Not every Trump-DeVos move in favor of school choice has been successful. Earlier this month, a federal court struck down DeVos’s attempt to redirect extra CARES Act relief money to private schools.
But the U.S. Supreme Court’s June decision in Espinoza v. Montana Department of Revenue, which held that religious private schools cannot be excluded from tax credit scholarship programs, has blown a huge hole in the wall of separation between church and state. Private religious schools are looking to sprint through that hole with the Trump Administration’s blessing and assistance.
Trump’s school choice agenda is about cutting funding for public education and increasing tax dollar support for private schools—schools that will have no obligation to educate any and all students that show up on their doorsteps.
Trump has also sent clear signals about what he means by American exceptionalism.
Last month, the Education Department indicated its plans to seek and destroy diversity training in government departments, stamping out any instruction about white privilege or that paints the United States as “an inherently racist or evil country.”
Trump also called teaching about systemic racism “a form of child abuse.”
His desire to eradicate “divisive, anti-American propaganda” has extended to a threat to cut funding for any school found teaching The New York Times Magazine’s award-winning 1619 Project.
On September 17, at an event held at the National Archives hosted by the White House, Trump railed against educating students about racism in American society and demanded schools “restore patriotic education to our schools.”
Trump also called teaching about systemic racism “a form of child abuse” and announced the formation of a committee, called the 1776 Commission, that would pose an alternative to the “repression of traditional faith, culture, and values” he feels are running rife in the nation’s public schools.
Even more salaciously, Trump has since pressured Walmart, Oracle, and ByteDance, the China-based company that owns TikTok, to devote $5 billion of the video-sharing app’s sale to his “patriotic education” initiative.

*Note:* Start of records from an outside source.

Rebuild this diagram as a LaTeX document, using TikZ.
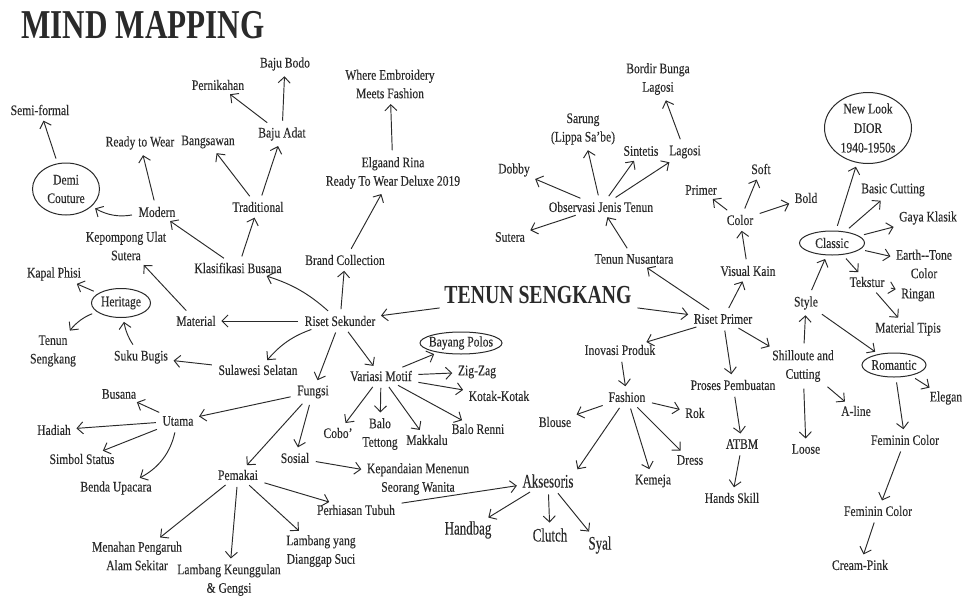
\documentclass[tikz,border=0pt]{standalone}
\usepackage{fontspec}
\setmainfont{Liberation Serif}[FakeStretch=0.8, FakeBold=0.25]
\newfontfamily\tallfont{Liberation Serif}[FakeStretch=0.68, FakeBold=0.25]
\newfontfamily\titlefont{Liberation Serif}[FakeStretch=0.76]
\usetikzlibrary{arrows.meta,shapes.geometric}
\definecolor{ink}{HTML}{2A2A2A}
\tikzset{
  lbl/.style={font=\fontsize{14.5}{18.5}\selectfont, text=ink, align=center, inner sep=1.5pt},
  big/.style={font=\tallfont\fontsize{19}{20}\selectfont, text=ink, inner sep=1.5pt},
  ell/.style={draw=ink, ellipse, line width=1pt, inner sep=0pt},
  arr/.style={-{Straight Barb[length=6pt,width=12pt]}, draw=ink, line width=0.95pt, shorten >=4pt, shorten <=5pt}
}
\begin{document}
\begin{tikzpicture}[x=1pt,y=-1pt]
\useasboundingbox (0,0) rectangle (965,597);
% titles
\node[text=ink, font=\titlefont\bfseries\fontsize{41}{44}\selectfont] (title) at (143,25) {MIND MAPPING};
\node[text=ink, font=\titlefont\bfseries\fontsize{26}{28}\selectfont] (ts) at (538,295) {TENUN SENGKANG};

% left side
\node[lbl] (rs) at (340,321) {Riset Sekunder};
\node[lbl] (bc) at (345,260) {Brand Collection};
\node[lbl] (el) at (393,173) {Elgaand Rina\\Ready To Wear Deluxe 2019};
\node[lbl] (we) at (390,84) {Where Embroidery\\Meets Fashion};
\node[lbl] (kb) at (238,268) {Klasifikasi Busana};
\node[lbl] (tr) at (258,207) {Traditional};
\node[lbl] (bg) at (208,142) {Bangsawan};
\node[lbl] (ba) at (282,134) {Baju Adat};
\node[lbl] (pn) at (218,85) {Pernikahan};
\node[lbl] (bb) at (285,64) {Baju Bodo};
\node[lbl] (md) at (157,212) {Modern};
\node[lbl] (rw) at (140,143) {Ready to Wear};
\node[ell, minimum width=67pt, minimum height=52pt, label={[lbl]center:Demi\\Couture}] (dc) at (66,189) {};
\node[lbl] (sf) at (40,110) {Semi-formal};
\node[lbl] (ku) at (126,246) {Kepompong Ulat\\Sutera};
\node[lbl] (mt) at (196,321) {Material};
\node[ell, minimum width=59pt, minimum height=29pt, label={[lbl]center:Heritage}] (he) at (121,303) {};
\node[lbl] (kp) at (54,274) {Kapal Phisi};
\node[lbl] (tsk) at (53,351) {Tenun\\Sengkang};
\node[lbl] (sb) at (141,357) {Suku Bugis};
\node[lbl] (ss) at (258,370) {Sulawesi Selatan};
\node[lbl] (fu) at (313,392) {Fungsi};
\node[lbl] (bu) at (119,394) {Busana};
\node[lbl] (ut) at (178,421) {Utama};
\node[lbl] (ha) at (54,430) {Hadiah};
\node[lbl] (st) at (82,459) {Simbol Status};
\node[lbl] (be) at (116,488) {Benda Upacara};
\node[lbl] (pe) at (238,475) {Pemakai};
\node[lbl] (so) at (295,458) {Sosial};
\node[lbl] (mp) at (137,556) {Menahan Pengaruh\\Alam Sekitar};
\node[lbl] (lk) at (229,580) {Lambang Keunggulan\\\& Gengsi};
\node[lbl] (ly) at (321,551) {Lambang yang\\Dianggap Suci};
\node[lbl] (ph) at (356,510) {Perhiasan Tubuh};
\node[lbl] (kmw) at (418,479) {Kepandaian Menenun\\Seorang Wanita};
\node[lbl] (vm) at (381,376) {Variasi Motif};
\node[ell, minimum width=82pt, minimum height=22pt, label={[lbl]center:Bayang Polos}] (bp) at (461,343) {};
\node[lbl] (zz) at (477,372) {Zig-Zag};
\node[lbl] (kk) at (499,396) {Kotak-Kotak};
\node[lbl] (br) at (478,429) {Balo Renni};
\node[lbl] (mk) at (427,440) {Makkalu};
\node[lbl] (bt) at (380,434) {Balo\\Tettong};
\node[lbl] (cb) at (338,433) {Cobo'};

% right side
\node[lbl] (rp) at (723,319) {Riset Primer};
\node[lbl] (tn) at (634,259) {Tenun Nusantara};
\node[lbl] (ob) at (601,207) {Observasi Jenis Tenun};
\node[lbl] (db) at (514,170) {Dobby};
\node[lbl] (sr) at (583,129) {Sarung\\(Lippa Sa'be)};
\node[lbl] (si) at (641,151) {Sintetis};
\node[lbl] (lg) at (685,152) {Lagosi};
\node[lbl] (bl) at (658,79) {Bordir Bunga\\Lagosi};
\node[lbl] (su) at (510,237) {Sutera};
\node[lbl] (ip) at (620,350) {Inovasi Produk};
\node[lbl] (fa) at (627,397) {Fashion};
\node[lbl] (blo) at (555,422) {Blouse};
\node[lbl] (rk) at (695,413) {Rok};
\node[lbl] (dr) at (690,460) {Dress};
\node[lbl] (ke) at (653,481) {Kemeja};
\node[big] (ak) at (548,481) {Aksesoris};
\node[big] (hb) at (468,530) {Handbag};
\node[big] (cl) at (550,535) {Clutch};
\node[big] (sy) at (600,545) {Syal};
\node[lbl] (pp) at (733,385) {Proses Pembuatan};
\node[lbl] (at) at (742,444) {ATBM};
\node[lbl] (hs) at (732,498) {Hands Skill};
\node[lbl] (vk) at (748,271) {Visual Kain};
\node[lbl] (co) at (740,220) {Color};
\node[lbl] (pr) at (701,190) {Primer};
\node[lbl] (sft) at (761,169) {Soft};
\node[lbl] (bo) at (806,198) {Bold};
\node[lbl] (sc) at (803,366) {Shilloute and\\Cutting};
\node[lbl] (sty) at (806,303) {Style};
\node[lbl] (lo) at (806,449) {Loose};
\node[lbl] (al) at (856,411) {A-line};
\node[ell, minimum width=65pt, minimum height=24pt, label={[lbl]center:Classic}] (cls) at (832,243) {};
\node[ell, minimum width=87pt, minimum height=71pt, label={[lbl, font=\fontsize{14.5}{19.5}\selectfont]center:New Look\\DIOR\\1940-1950s}] (nl) at (868,128) {};
\node[lbl] (bcu) at (893,190) {Basic Cutting};
\node[lbl] (gk) at (928,218) {Gaya Klasik};
\node[lbl] (et) at (924,264) {Earth{-}{-}Tone\\Color};
\node[lbl] (tk) at (867,282) {Tekstur};
\node[lbl] (ri) at (918,295) {Ringan};
\node[lbl] (mti) at (908,329) {Material Tipis};
\node[ell, minimum width=64pt, minimum height=24pt, label={[lbl]center:Romantic}] (ro) at (894,365) {};
\node[lbl] (eg) at (946,398) {Elegan};
\node[lbl] (f1) at (905,440) {Feminin Color};
\node[lbl] (f2) at (878,511) {Feminin Color};
\node[lbl] (cp) at (860,565) {Cream-Pink};

% connectors left
\draw[arr] (ts) -- (rs);
\draw[arr] (ts) -- (rp);
\draw[arr] (rs) -- (bc);
\draw[arr] (bc) -- (el);
\draw[arr] (el) -- (we);
\draw[arr] (rs) to[bend right=12] (kb);
\draw[arr] (rs) -- (mt);
\draw[arr] (rs) to[bend right=15] (ss);
\draw[arr] (rs) -- (fu);
\draw[arr] (rs) -- (vm);
\draw[arr] (kb) -- (tr);
\draw[arr] (kb) -- (md);
\draw[arr] (tr) -- (bg);
\draw[arr] (tr) -- (ba);
\draw[arr] (ba) -- (pn);
\draw[arr] (ba) -- (bb);
\draw[arr] (md) -- (rw);
\draw[arr] (md) to[bend left=20] (dc);
\draw[arr] (dc) -- (sf);
\draw[arr] (mt) -- (ku);
\draw[arr] (he) -- (kp);
\draw[arr] (he) to[bend right=15] (tsk);
\draw[arr] (sb) to[bend left=12] (he);
\draw[arr] (ss) -- (sb);
\draw[arr] (fu) -- (ut);
\draw[arr] (fu) -- (pe);
\draw[arr] (fu) -- (so);
\draw[arr] (ut) -- (bu);
\draw[arr] (ut) -- (ha);
\draw[arr] (ut) -- (st);
\draw[arr] (ut) to[bend left=25] (be);
\draw[arr] (pe) -- (mp);
\draw[arr] (pe) -- (lk);
\draw[arr] (pe) -- (ly);
\draw[arr] (pe) -- (ph);
\draw[arr] (so) -- (kmw);
\draw[arr] (ph) -- (ak);
\draw[arr] (vm) -- (bp);
\draw[arr] (vm) -- (zz);
\draw[arr] (vm) -- (kk);
\draw[arr] (vm) -- (br);
\draw[arr] (vm) -- (mk);
\draw[arr] (vm) -- (bt);
\draw[arr] (vm) -- (cb);

% connectors right
\draw[arr] (rp) -- (tn);
\draw[arr] (rp) -- (vk);
\draw[arr] (rp) -- (ip);
\draw[arr] (rp) -- (pp);
\draw[arr] (rp) -- (sc);
\draw[arr] (tn) -- (ob);
\draw[arr] (ob) -- (db);
\draw[arr] (ob) -- (sr);
\draw[arr] (ob) -- (si);
\draw[arr] (ob) -- (lg);
\draw[arr] (ob) -- (su);
\draw[arr] (lg) -- (bl);
\draw[arr] (ip) -- (fa);
\draw[arr] (fa) -- (blo);
\draw[arr] (fa) -- (rk);
\draw[arr] (fa) -- (dr);
\draw[arr] (fa) -- (ke);
\draw[arr] (fa) -- (ak.north east);
\draw[arr] (ak) -- (hb);
\draw[arr] (ak) -- (cl);
\draw[arr] (ak) -- (sy);
\draw[arr] (pp) -- (at);
\draw[arr] (at) -- (hs);
\draw[arr] (vk) -- (co);
\draw[arr] (co) -- (pr);
\draw[arr] (co) -- (sft);
\draw[arr] (co) -- (bo);
\draw[arr] (sc) -- (sty);
\draw[arr] (sc) -- (lo);
\draw[arr] (sc) -- (al);
\draw[arr] (sty) -- (cls);
\draw[arr] (sty) -- (ro);
\draw[arr] (cls) -- (nl);
\draw[arr] (cls) -- (bcu);
\draw[arr] (cls) -- (gk);
\draw[arr] (cls) -- (et);
\draw[arr] (cls) -- (tk);
\draw[arr] (tk) -- (ri);
\draw[arr] (tk) -- (mti);
\draw[arr] (ro) -- (eg);
\draw[arr] (ro) -- (f1);
\draw[arr] (f1) -- (f2);
\draw[arr] (f2) -- (cp);
\end{tikzpicture}
\end{document}
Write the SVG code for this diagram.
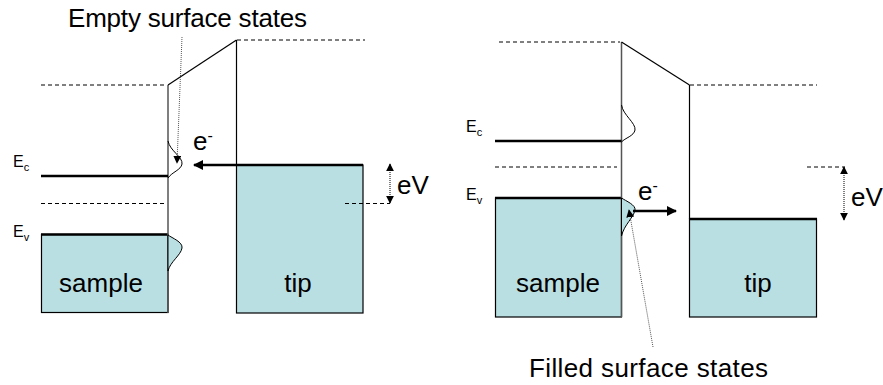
<svg xmlns="http://www.w3.org/2000/svg" width="883" height="385" viewBox="0 0 883 385">
<defs>
<style>
text{font-family:"Liberation Sans",Arial,sans-serif;fill:#000}
.big{font-size:26px}
.lab{font-size:16px}
.sub{font-size:11px}
.box{fill:#b9dfe3;stroke:#000;stroke-width:1.2}
.band{stroke:#000;stroke-width:2.5;fill:none}
.dash{stroke:#000;stroke-width:1;stroke-dasharray:4 3;fill:none}
.surf{stroke:#555;stroke-width:1.5;fill:none}
.thin{stroke:#000;stroke-width:1.2;fill:none}
.state{stroke:#000;stroke-width:1;fill:none}
.fstate{stroke:#000;stroke-width:1;fill:#b9dfe3}
.lead{stroke:#555;stroke-width:1;stroke-dasharray:1 1;fill:none}
.ev{stroke:#000;stroke-width:1;stroke-dasharray:1 1;fill:none}
.flow{stroke:#000;stroke-width:2.5;fill:none}
</style>
<marker id="ah" viewBox="0 0 10 10" refX="9" refY="5" markerWidth="5" markerHeight="4" orient="auto" markerUnits="strokeWidth">
<path d="M0,0 L10,5 L0,10 Z" fill="#000"/>
</marker>
<marker id="ahs" viewBox="0 0 10 10" refX="9" refY="5" markerWidth="8" markerHeight="8" orient="auto" markerUnits="strokeWidth">
<path d="M0,0 L10,5 L0,10 Z" fill="#000"/>
</marker>
<marker id="ahe" viewBox="0 0 10 10" refX="9" refY="5" markerWidth="8" markerHeight="8" orient="auto-start-reverse" markerUnits="strokeWidth">
<path d="M0,0 L10,5 L0,10 Z" fill="#000"/>
</marker>
</defs>

<!-- LEFT DIAGRAM -->
<g id="left-sample">
<rect class="box" x="41.5" y="234.5" width="126.5" height="78"/>
<line class="band" x1="41" y1="234.5" x2="168" y2="234.5"/>
<text class="big" x="101" y="292" text-anchor="middle">sample</text>
</g>
<g id="left-sample-bands">
<line class="dash" x1="41" y1="85" x2="167" y2="85"/>
<line class="surf" x1="168" y1="85" x2="168" y2="313"/>
<line class="band" x1="41" y1="176" x2="168" y2="176"/>
<line class="dash" x1="41" y1="203.5" x2="167" y2="203.5"/>
<text class="lab" x="13" y="167">E<tspan class="sub" dy="4">c</tspan></text>
<text class="lab" x="13" y="237">E<tspan class="sub" dy="4">v</tspan></text>
</g>
<g id="left-surface-states">
<path class="state" d="M168,141 C170,151 183,157 182,164 C181,170 172,172 168,178"/>
<path class="fstate" d="M168,235 C172,238 183,242 182,248 C181,255 170,262 168,271 Z"/>
</g>
<g id="left-barrier">
<line class="thin" x1="168" y1="85" x2="236.5" y2="40"/>
<line class="thin" x1="236.5" y1="40" x2="236.5" y2="165"/>
<line class="dash" x1="237" y1="40" x2="365" y2="40"/>
</g>
<g id="left-tip">
<rect class="box" x="236.5" y="165" width="126.5" height="148"/>
<line class="band" x1="236" y1="165" x2="363" y2="165"/>
<line class="dash" x1="345" y1="203.5" x2="390" y2="203.5"/>
<text class="big" x="298" y="292" text-anchor="middle">tip</text>
</g>
<g id="left-labels">
<text class="big" x="68" y="27" textLength="239">Empty surface states</text>
<text class="big" x="193" y="150">e<tspan font-size="16" dy="-9">-</tspan></text>
<text class="big" x="397" y="194">eV</text>
</g>

<!-- RIGHT DIAGRAM -->
<g id="right-sample">
<rect class="box" x="495.5" y="198" width="126" height="119"/>
<line class="band" x1="495" y1="198" x2="621.5" y2="198"/>
<text class="big" x="558" y="292" text-anchor="middle">sample</text>
</g>
<g id="right-sample-bands">
<line class="dash" x1="499" y1="42" x2="620" y2="42"/>
<line class="surf" x1="621.5" y1="42" x2="621.5" y2="317"/>
<line class="band" x1="495" y1="141" x2="621.5" y2="141"/>
<line class="dash" x1="495" y1="167" x2="617" y2="167"/>
<text class="lab" x="466" y="132">E<tspan class="sub" dy="4">c</tspan></text>
<text class="lab" x="466" y="200">E<tspan class="sub" dy="4">v</tspan></text>
</g>
<g id="right-surface-states">
<path class="state" d="M621.5,105 C623,115 636,123 635,130 C634,136 625,138 621.5,142"/>
<path class="fstate" d="M621.5,198 C626,201 636,205 635,210 C634,217 624,225 621.5,236 Z"/>
</g>
<g id="right-barrier">
<line class="thin" x1="621.5" y1="42" x2="689.5" y2="85"/>
<line class="thin" x1="689.5" y1="85" x2="689.5" y2="219"/>
<line class="dash" x1="690" y1="85" x2="817" y2="85"/>
</g>
<g id="right-tip">
<rect class="box" x="689.5" y="219" width="127" height="98"/>
<line class="band" x1="689" y1="219" x2="817" y2="219"/>
<line class="dash" x1="807" y1="167" x2="845" y2="167"/>
<text class="big" x="758" y="292" text-anchor="middle">tip</text>
</g>
<g id="right-labels">
<text class="big" x="638" y="200">e<tspan font-size="16" dy="-9">-</tspan></text>
<text class="big" x="851" y="206">eV</text>
<text class="big" x="529" y="377" textLength="239">Filled surface states</text>
</g>

<!-- CONNECTORS -->
<g id="connectors">
<line class="flow" x1="237" y1="165" x2="194" y2="165" marker-end="url(#ah)"/>
<line class="flow" x1="633" y1="211" x2="676" y2="211" marker-end="url(#ah)"/>
<line class="lead" x1="182" y1="37" x2="177" y2="163" marker-end="url(#ahs)"/>
<line class="lead" x1="653" y1="347" x2="629" y2="210" marker-end="url(#ahs)"/>
<line class="ev" x1="390" y1="164" x2="390" y2="203" marker-start="url(#ahe)" marker-end="url(#ahe)"/>
<line class="ev" x1="844" y1="167" x2="844" y2="220" marker-start="url(#ahe)" marker-end="url(#ahe)"/>
</g>
</svg>
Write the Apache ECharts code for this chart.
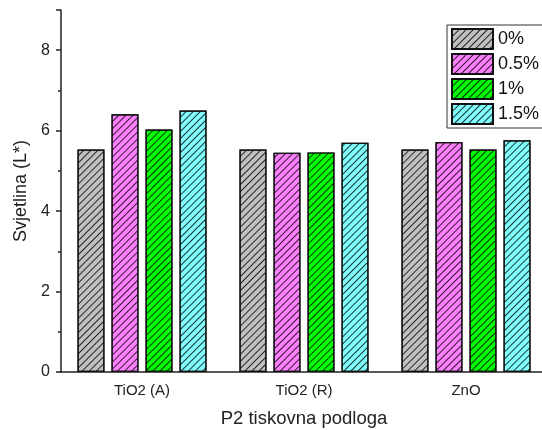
<!DOCTYPE html>
<html>
<head>
<meta charset="utf-8">
<script src="https://cdn.jsdelivr.net/npm/echarts@6/dist/echarts.min.js"></script>
<style>html,body{margin:0;padding:0;background:#fff;}#c{width:542px;height:430px;}</style>
</head>
<body>
<div id="c"></div>
<script>
const categories = ['TiO2 (A)', 'TiO2 (R)', 'ZnO'];
const seriesNames = ['0%', '0.5%', '1%', '1.5%'];
const s0 = [5.53, 5.53, 5.53];
const s05 = [6.41, 5.45, 5.72];
const s1 = [6.03, 5.46, 5.53];
const s15 = [6.50, 5.70, 5.76];
const colors = ['#c0c0c0', '#ff80ff', '#00ff00', '#80ffff'];
const values = [s0, s05, s1, s15];

const FONT = '"Liberation Sans", Arial, sans-serif';
const chart = echarts.init(document.getElementById('c'));
const decal = {
  symbol: 'rect', symbolSize: 1, color: 'rgba(0,0,0,0.8)',
  dashArrayX: [1, 0], dashArrayY: [1, 3.2], rotation: -Math.PI / 4
};
chart.setOption({
  animation: false,
  textStyle: { fontFamily: FONT },
  grid: { left: 61, top: 10, width: 486, height: 362, outerBoundsMode: 'none', containLabel: false },
  legend: {
    orient: 'vertical', left: 447, top: 25, icon: 'rect',
    itemWidth: 41, itemHeight: 20, itemGap: 3, padding: [3, 20, 3, 4],
    borderColor: '#333', borderWidth: 1,
    textStyle: { fontSize: 18, color: '#111', fontFamily: FONT },
    data: seriesNames
  },
  xAxis: [{
    type: 'category', data: categories,
    axisLine: { lineStyle: { color: '#222', width: 1.5 } },
    axisTick: { alignWithLabel: true, length: 5, lineStyle: { color: '#222', width: 1.5 } },
    axisLabel: { fontSize: 15, color: '#222', margin: 11, fontFamily: FONT },
    name: 'P2 tiskovna podloga', nameLocation: 'middle', nameGap: 37,
    nameTextStyle: { fontSize: 18.5, color: '#222', fontFamily: FONT }
  }, {
    type: 'category', data: categories, position: 'bottom',
    axisLine: { show: false },
    axisTick: { length: 3, lineStyle: { color: '#222', width: 1.5 } },
    axisLabel: { show: false }
  }],
  yAxis: {
    type: 'value', min: 0, max: 9, interval: 2,
    axisLine: { show: true, lineStyle: { color: '#222', width: 1.5 } },
    axisTick: { show: true, length: 5, lineStyle: { color: '#222', width: 1.5 } },
    minorTick: { show: true, splitNumber: 2, length: 3, lineStyle: { color: '#222', width: 1.5 } },
    splitLine: { show: false },
    axisLabel: { fontSize: 16, color: '#222', margin: 11, fontFamily: FONT, showMaxLabel: false },
    name: 'Svjetlina (L*)', nameLocation: 'middle', nameGap: 31, nameRotate: 90,
    nameTextStyle: { fontSize: 18, color: '#222', fontFamily: FONT }
  },
  series: seriesNames.map((n, i) => ({
    name: n, type: 'bar', data: values[i], xAxisIndex: 0,
    barWidth: 27, barGap: '26%',
    itemStyle: { color: colors[i], borderColor: '#111', borderWidth: 1.2, decal: decal }
  }))
});
</script>
</body>
</html>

“Do me a favor, could you put $5 billion into a fund for education,” Trump told the crowd at a rally in North Carolina, recounting a conversation he allegedly had with the companies’ executives. “So we can educate people as to the real history of our country. The real history, not the fake history.”
Trump’s vision of education as privatized and dutifully teaching students a conservatively edited version of U.S. history is not a desirable goal for our future.
Overall, Trump’s bloviations on education fit well with his general campaign theme of “They are coming to get you, and only I can save you,” as well as his portrayal of Democratic presidential candidate Joe Biden as a puppet for shadowy far-left forces.
The Trump campaign has also accused Biden of vowing to close all charter schools (which is not true). In fact, Biden’s position on charters and choice is not entirely clear at the moment.
A policy brief, hashed out between the Biden and Bernie Sanders camps, takes a hard line on charters and the pursuit of profit in that sector, but Biden’s actual “Plan for Educators, Students, and Our Future” doesn’t mention charter schools at all.
One of Biden’s major staffers, Carmel Martin, is a longtime supporter of charters and the education reform movement. On the stump, though, Biden has been quiet about charters and school choice, but you can expect the Trump campaign to continue building Biden into a straw man on these issues.
Trump’s vision of education as privatized and dutifully teaching students a conservatively edited version of U.S. history is not a desirable goal for our future.
Clearly, the only way Trump will be remembered as an education President is if he writes the history books himself. And, really, what’s to stop him?